Il cantiere di Genova dà orgoglio a noi progettisti e la speranza che sia possibile il rilancio degli interventi di cui il nostro Paese ha estremo bisogno, per ridurre la fragilità idrogeologica del territorio, l’obsolescenza delle strutture in calcestruzzo del sistema viabilistico, la debolezza sismica del patrimonio edilizio storico e contemporaneo, il degrado del tessuto urbano e architettonico delle periferie, l’abbandono dei nuclei minori, la compromissione ambientale causata dall’industrializzazione a tappeto, dal traffico veicolare e dalle attività agro-industriali intensive. Tuttavia, l’evento positivo di Genova comporta anche l’ennesima conferma che l’intero procedimento attinente ai contratti pubblici contiene qualcosa che non consente un’efficacia nemmeno lontanamente paragonabile ai tempi e metodi del viadotto sul Polcevera dove, con l’importo dell’opera interamente stanziato, è stato nominato responsabile generale un commissario ad hoc, mentre il progetto non è stato oggetto di gara, non s’è applicato il Codice dei Contratti per l’appalto, e le ditte escluse non hanno presentato ricorsi.

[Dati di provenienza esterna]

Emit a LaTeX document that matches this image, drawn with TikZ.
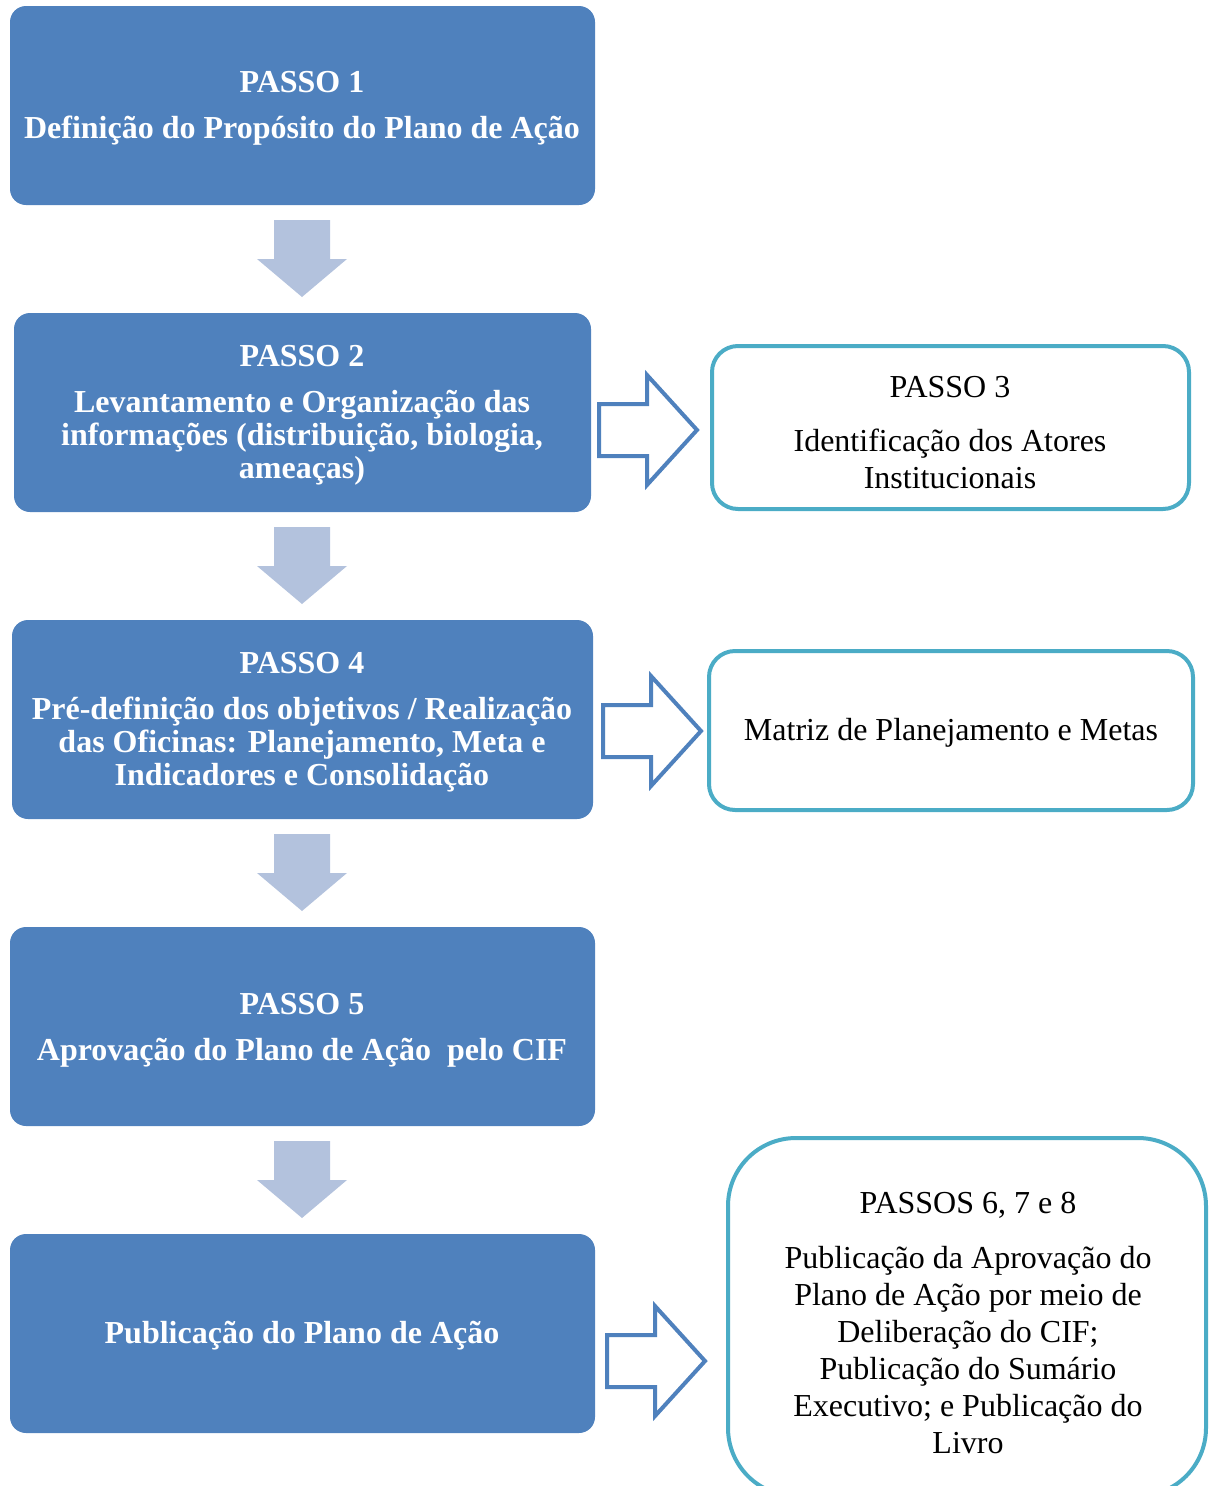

Nel settembre 2019, s’era conclusa una vasta consultazione per l’ennesimo tentativo di riordino della normativa sui lavori pubblici, che è una via crucis iniziata nel 1994 con la legge Merloni: da quell’anno abbiamo assistito e anche partecipato a un processo di rimasticazione, digestione, indigestione di norme e regolamenti sempre sbagliati o inadeguati al loro scopo. Per nulla diversa era stata la vicenda della precedente legge sui lavori pubblici e del secolare regio decreto che la regolava. Ora, di fronte a quella che si prospetta come una fase terribilmente complicata di riavvio dell’economia nazionale, che dovrà passare dalla ristrutturazione del comparto infrastrutture e costruzioni, disponiamo di un quadro legislativo che ha già dimostrato tutta la propria inefficacia. Noi professionisti, che non possiamo operare bene se non in un ambito di regolazione certo, ci chiediamo se vale tentare ancora una volta una ristrutturazione del Codice dei Contratti, oppure se non sia il caso di promulgare una legislazione speciale, emergenziale, quinquennale, che sospenda il Codice e dia operatività a grandi e piccole opere, secondo il “modello Genova”.
È una ipotesi non certo priva di rischi, che va però soppesata con l’immobilità e l’inerzia che il Codice comporta e con il rischio di default nazionale che ne conseguirebbe.